Proclamamos una «reconciliación» que llevaba desde hacía años en su programa el extinto partido comunista, pero quienes trabajaron en el seno de la colectividad para llevarlo a la práctica quedaron lejos de conseguirlo. El conflicto catalán tiene muchos padres y tradición y, aunque se logró taponar la sangría vasca, tampoco puede considerarse resuelta. Nunca logramos abolir la corrupción de rancia raigambre, que hubiera debido alertar a una tan permisiva conciencia ciudadana. Políticos de buena fe llegaron a inundar plazas, aunque pocos trataron de instalar los principios éticos que deberían inspirar cualquier función pública y lógicamente la actividad privada habitual.
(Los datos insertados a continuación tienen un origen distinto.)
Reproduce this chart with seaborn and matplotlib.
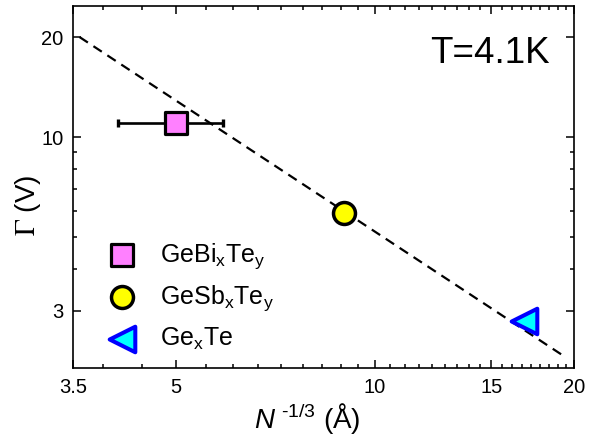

Fue en otro tiempo aquella semilla de la Institución Libre de Enseñanza, la renovación de comportamientos mediante el ejemplo y fundamentalmente de la educación. Se acabó todo ello con la excusa de la implantación de una moral católica y ortodoxa. Pero en las turbulencias emergen las cloacas invisibles del Estado. Las hay también en grupos de presión que nunca se quitan la máscara o quizá nadie desee descubrir. El hedor alcanza al mundo de la comunicación, portavoces de grupos, antes que valedores de verdades. Misión de los medios es denunciar, pero un cierto sentido de responsabilidad debería inclinarles a no apostar por cuanto peor, mejor. Y ya no se trata, como se hizo tantas veces, de oídos sordos y ojos ciegos, sino de impedir que la vida política, si así puede llamarse, se convirtiera en estercolero, como estamos viviendo no sin algunos toques dramáticos. En aquellos años de la llamada Restauración y partidos turnantes, ya Antonio Machado, en uno de sus populares poemas, aludía a las dos Españas, una de las cuales habría de helarle el corazón. Éste ha sido a menudo un país dividido por mitades, cainita, fraccionado hasta llegar, durante la I República, hasta el cantonalismo.

Nuestros políticos reiteran que el problema fundamental sigue siendo la educación. Ya Joaquín Costa había proclamado lo de escuela y despensa. Pero modificar mentalidades no puede ser tarea de una generación. Se requiere un proyecto a largo plazo y una ética fundamentada en valores que deberían ser aceptados por la ciudadanía. Cada país tiene sus cloacas, aunque los políticos tratan de no exponerlas en público y cada gobierno apechuga con las propias. Las que se pagan con nuestros impuestos vienen de lejos y resultan anteriores y posteriores a la Transición. Existieron ya en tiempos de Adolfo Suárez, quien las heredó del anterior régimen y nunca han llegado a desaparecer. Todos los partidos políticos y los gobiernos, antes y hoy, demandan cambios inmediatos, pero pocos practican una ética que subyacería en una Constitución de buenos propósitos no siempre practicables. No es un problema inherente al sistema parlamentario, cuyo partidismo tiende al corto plazo electoral. La sociedad civil debería tratar de concienciarse y organizarse a la búsqueda de una ética capaz de superar las dos Españas o las que sean. Desde el siglo XIX estamos clamando por escuelas y maestros vocacionales. Las hay y los hay, pero la ambición de transformar mentalidades
–salvo en casos contados– no figura en los programas. No todo es cuestión de recursos, también conviene confiar en proyectos que eviten la gresca cotidiana y alertemos del viento de exaltación de la violencia y xenofobia que sopla desde el Este.